I recently submitted a book manuscript to MIT Press trying to give an intelligent layperson an overview of 3D printing and additive manufacturing. I learned a lot in a short time, so here are 5 surprising things to consider.
1) There are many technologies bundled into an oversimplified metaphorUnlike your text printer, 3D printers do not usually spit out objects that are fully formed and immediately ready to use. Post-processing can be delicate, extensive, and complex, and it took me quite a while to appreciate just how much may need to be done after printing. In metal builds especially, management of thermal history (how much and how fast things heat up and cool down) to prevent physical distortion often involves the use of support structures that much be properly designed up front and carefully machined off after the build has cooled down. These support structures also constitute waste that gives lie to the stereotype of “printed” net-shape parts. In addition, heat-treating, polishing, milling, and other operations typically need to be performed.
In addition to the familiar filament-based melting of plastic in consumer-grade machines like the Makerbot, there are powder-bed metal and plastic systems where laser or electron beams melt or almost-melt (sinter) powder that is laid down in precise, thin layers as the build plate drops between passes of the beam. In contrast, direct metal deposition uses a jet of metal powder melted with a laser and deposited in free-standing shapes: a major advantage over powder-bed systems is the ability to repair worn or broken metal parts. Binder jetting, meanwhile, uses an adhesive to hold together sand (for casting), metal, or other powders before various forms of post-processing finish the job. Finally, light-sensitive polymers can be cured into precise, smooth shapes: this technology is now used to make almost all hearing aids worldwide.
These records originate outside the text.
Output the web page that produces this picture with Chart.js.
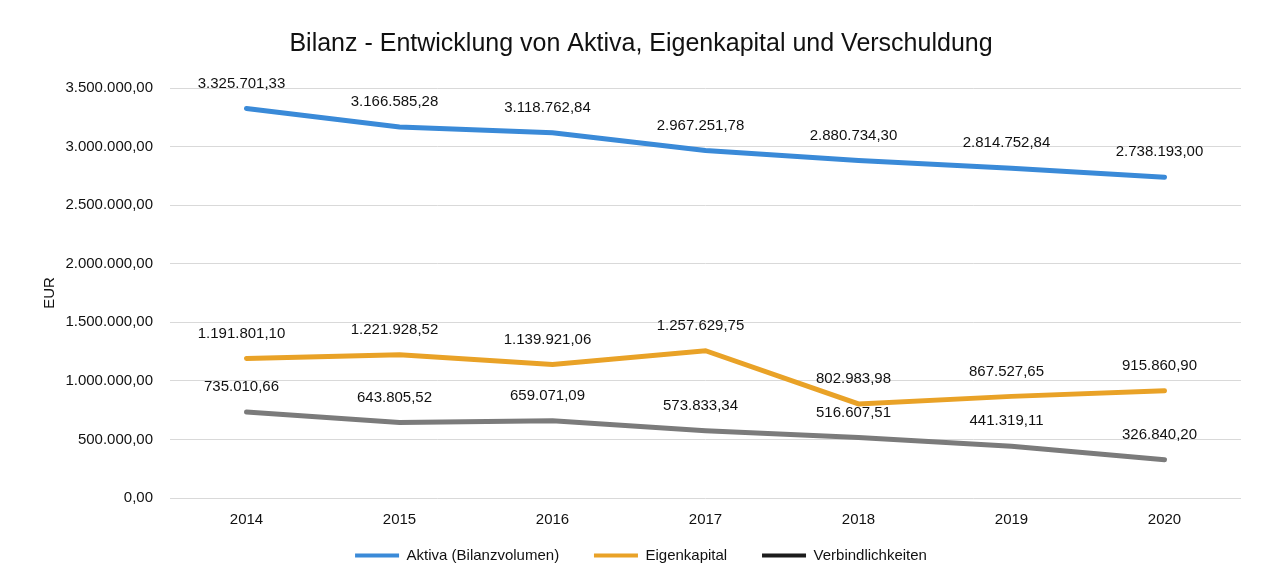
<!DOCTYPE html>
<html lang="de">
<head>
<meta charset="utf-8">
<script src="https://cdn.jsdelivr.net/npm/chart.js@4/dist/chart.umd.min.js"></script>
<style>
    html, body { margin: 0; padding: 0; background: #fff; }
    #wrap { width: 1267px; height: 586px; position: relative; }
</style>
</head>
<body>
<div id="wrap"><canvas id="bilanzChart"></canvas></div>
<script>
// Daten
const jahre = ['2014', '2015', '2016', '2017', '2018', '2019', '2020'];
const aktiva = [3325701.33, 3166585.28, 3118762.84, 2967251.78, 2880734.30, 2814752.84, 2738193.00];
const eigenkapital = [1191801.10, 1221928.52, 1139921.06, 1257629.75, 802983.98, 867527.65, 915860.90];
const verbindlichkeiten = [735010.66, 643805.52, 659071.09, 573833.34, 516607.51, 441319.11, 326840.20];

const schrift = '"Liberation Sans", Arial, sans-serif';
const fmt = v => v.toLocaleString('de-DE', { minimumFractionDigits: 2, maximumFractionDigits: 2 });

// Beschriftung der Datenpunkte
const wertePlugin = {
    id: 'werte',
    afterDatasetsDraw(chart) {
        const ctx = chart.ctx;
        ctx.save();
        ctx.font = '15px ' + schrift;
        ctx.fillStyle = '#111';
        ctx.textAlign = 'center';
        ctx.textBaseline = 'middle';
        chart.data.datasets.forEach((ds, i) => {
            chart.getDatasetMeta(i).data.forEach((pt, j) => {
                ctx.fillText(fmt(ds.data[j]), pt.x - 5, pt.y - 25);
            });
        });
        ctx.restore();
    }
};

const ctx = document.getElementById('bilanzChart');

new Chart(ctx, {
    type: 'line',
    data: {
        labels: jahre,
        datasets: [{
            label: 'Aktiva (Bilanzvolumen)',
            data: aktiva,
            borderColor: '#3a8ad8',
            backgroundColor: '#3a8ad8'
        }, {
            label: 'Eigenkapital',
            data: eigenkapital,
            borderColor: '#e9a227',
            backgroundColor: '#e9a227'
        }, {
            label: 'Verbindlichkeiten',
            data: verbindlichkeiten,
            borderColor: '#7b7b7b',
            backgroundColor: '#1c1c1c'
        }]
    },
    options: {
        responsive: true,
        maintainAspectRatio: false,
        animation: false,
        elements: {
            line: { borderWidth: 5, tension: 0, borderCapStyle: 'round' },
            point: { radius: 0, hoverRadius: 0 }
        },
        layout: { padding: { left: 41, right: 26, top: 0, bottom: 13 } },
        plugins: {
            title: {
                display: true,
                text: 'Bilanz - Entwicklung von Aktiva, Eigenkapital und Verschuldung',
                color: '#111',
                font: { size: 25, weight: 'normal', family: schrift },
                padding: { top: 29, bottom: 29 }
            },
            legend: {
                position: 'bottom',
                labels: {
                    color: '#111',
                    boxWidth: 44,
                    boxHeight: 4,
                    padding: 14,
                    font: { size: 15, family: schrift },
                    // etwas mehr Abstand zwischen den Einträgen
                    generateLabels: chart => Chart.defaults.plugins.legend.labels.generateLabels(chart)
                        .map((l, i, alle) => ({
                            ...l,
                            lineWidth: 0,
                            text: i < alle.length - 1 ? l.text + '     ' : l.text
                        }))
                }
            },
            tooltip: { enabled: false }
        },
        scales: {
            x: {
                offset: true,
                grid: { display: false },
                border: { display: false },
                ticks: {
                    color: '#111',
                    padding: 5,
                    font: { size: 15, family: schrift }
                }
            },
            y: {
                min: 0,
                max: 3500000,
                afterFit: s => { s.width = 129; },
                border: { display: false },
                grid: { color: '#d9d9d9', drawTicks: false },
                ticks: {
                    stepSize: 500000,
                    padding: 17,
                    color: '#111',
                    font: { size: 15, family: schrift },
                    callback: v => fmt(v)
                },
                title: {
                    display: true,
                    text: 'EUR',
                    color: '#111',
                    font: { size: 15, family: schrift },
                    padding: { top: 0, bottom: 8 }
                }
            }
        }
    },
    plugins: [wertePlugin]
});
</script>
</body>
</html>
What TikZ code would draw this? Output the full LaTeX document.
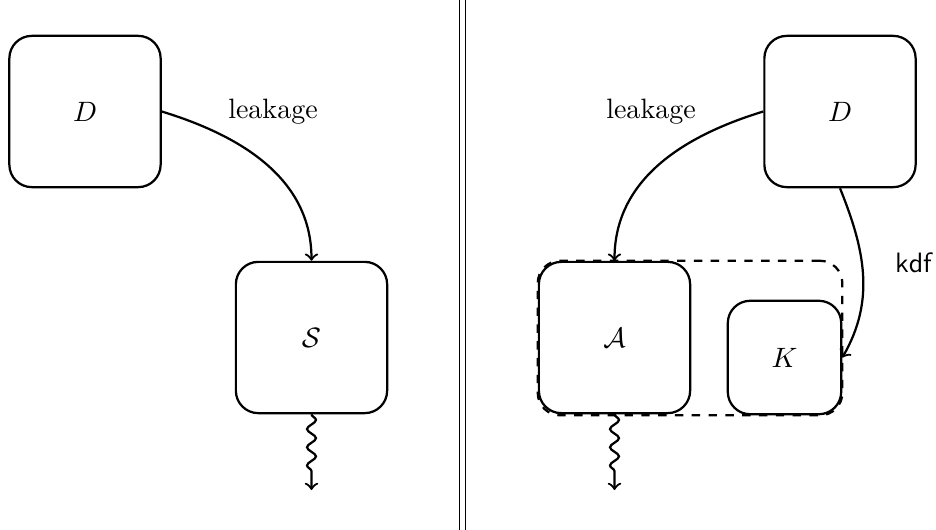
\documentclass[tikz,border=0pt]{standalone}
\usetikzlibrary{fit,decorations.pathmorphing}
\begin{document}
\begin{tikzpicture}[x=0.357pt,y=-0.357pt,
  party/.style={draw,line width=0.8pt,rounded corners=8pt,minimum size=54pt,inner sep=0pt},
  small party/.style={party,minimum size=40.5pt},
  flow/.style={->,line width=0.8pt},
  wavy/.style={->,line width=0.8pt,decorate,
    decoration={snake,amplitude=1.6pt,segment length=6.5pt,post length=4pt}},
  lbl/.style={inner sep=0pt}]
\useasboundingbox (0,0) rectangle (936,530);

% panel separator
\draw[double,double distance=2pt,line width=0.4pt] (462.5,0) -- (462.5,530);

% left panel
\node[party] (D1) at (85,111.5) {$D$};
\node[party] (S) at (311.5,337.5) {$\mathcal{S}$};
\node[lbl] (leakL) at (273,112) {leakage};
\coordinate (outL) at (311.5,490);
\draw[flow] (D1.east) to[out=-17,in=90] (S.north);
\draw[wavy] (S.south) -- (outL);

% right panel
\node[party] (D2) at (840,111.5) {$D$};
\node[party] (A) at (614.5,337.5) {$\mathcal{A}$};
\node[small party] (K) at (784.5,357.5) {$K$};
\node[draw,dashed,line width=0.8pt,rounded corners=8pt,inner sep=0pt,fit=(A)(K)] (AK) {};
\node[lbl] (leakR) at (651,112) {leakage};
\node[lbl] (kdf) at (914,263) {\textsf{kdf}};
\coordinate (outR) at (614.5,490);
\draw[flow] (D2.west) to[out=197,in=90] (A.north);
\draw[flow] (D2.south) to[out=-68,in=60] (K.east);
\draw[wavy] (A.south) -- (outR);
\end{tikzpicture}
\end{document}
2) Lots of skill is requiredOne reason household 3D printers have not become ubiquitous is because CAD files are tricky to generate and work with. At the industrial level, here are some of the skills required to make additive manufacturing work:
- Mechanical engineering, to ensure the part is strong and light enough for its job
- Metallurgy and/or polymer chemistry: Materials science is evolving rapidly
- Big data analytics: an unexceptional build can generate a terabyte of data
- Industrial engineering: where do additive manufacturing processes fit into existing workflows? How are workplace safety considerations addressed? Just as an example, aluminum powder is highly pyrophoric, nor do you want workers breathing it.
- Solid-state physics: much is still being learned about the evolution of microstructures in printed materials
- Supply-chain management: if fabrication can be moved closer to end demand, where are facilities, raw materials, and parts located and moved?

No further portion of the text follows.